Dr James Hindley is a Lecturer in the Physical Sciences of Life in the Department of Chemistry, King’s College London. James leads a multidisciplinary research group that works at the chemical, biological and engineering interface to design and engineer bioinspired molecular assemblies known as synthetic cells.

James gained his MSci in Chemistry from University College London, before undertaking a PhD in Chemical and Synthetic Biology at Imperial College London under the supervision of Profs. Oscar Ces and Charlotte Bevan, working on the engineering of synthetic cells that can respond to their environment. He was awarded the 2020 Katherine Burr Blodgett Award from the RSC & SCI for this work.
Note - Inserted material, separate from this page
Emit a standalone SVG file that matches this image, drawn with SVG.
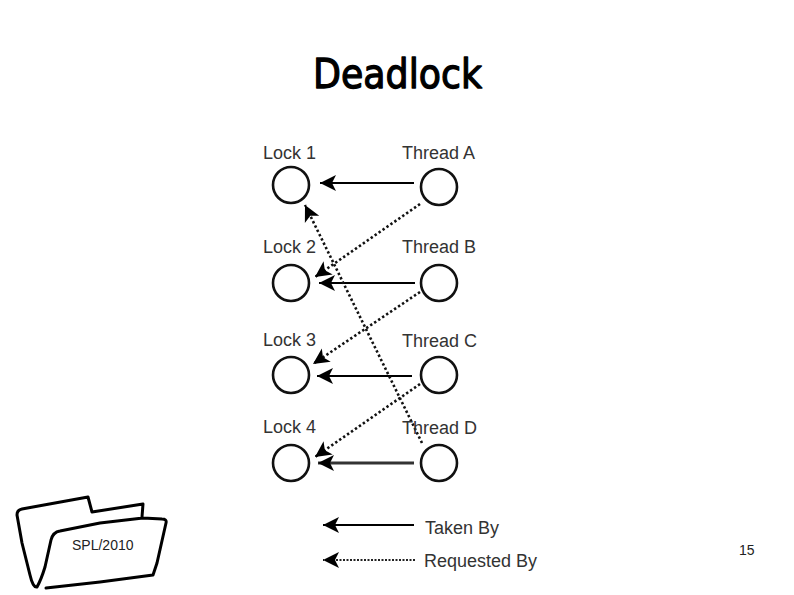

After undertaking an EPSRC Doctoral Prize Fellowship, James was appointed as Departmental Fellow in the Department of Chemistry at Imperial College London. There he developed his research interests in developing automated, robotic methods to produce and characterize synthetic cells, as well as interface them with living systems for bioengineering and medical applications. James’ work has been funded by research awards from EPSRC, BBSRC, Cancer Research UK and Prostate Cancer UK.

James has significant interests in community building for synthetic biology and synthetic cells, and is co-director of the fabriCELL Network for Synthetic Cell Science, co-leader of the JST-BBSRC-funded Japan-UK Synergy Research Consortium and a member of the European SynCell-EU and global Build-a-Cell research networks.

Research

• Synthetic Cells
• Closed-loop discovery
• Microfluidics
• Biomedical translation of synthetic cells.

Research in the Hindley groups takes a multidisciplinary approach to construct bioinspired nano and microsystems known as synthetic cells. By utilising molecular self-assembly, and interfacing compartments with other (bio)molecules, synthetic cells can be constructed with the ability to mimic the architectures, functions and behaviours of biology. We have significant experience in using protein networks, synthetic functional groups and nanoparticle-biomembrane interfaces to create stimuli-responsive synthetic cells that can be remote controlled by the user, as well as environment-responsive synthetic cells that can respond to molecular triggers in their local vicinity.

By incorporating microfluidics and robotics, we aim to create closed-loop systems to both discover new functionality in synthetic cells as well as optimize their ability to undertake user-specified functions (e.g., environment sensing and triggered release). In doing so, we aim to use synthetic cells to study aspects of fundamental biology, as well as create new biotechnologies for application in diverse applications, with a particular focus in biomedicine.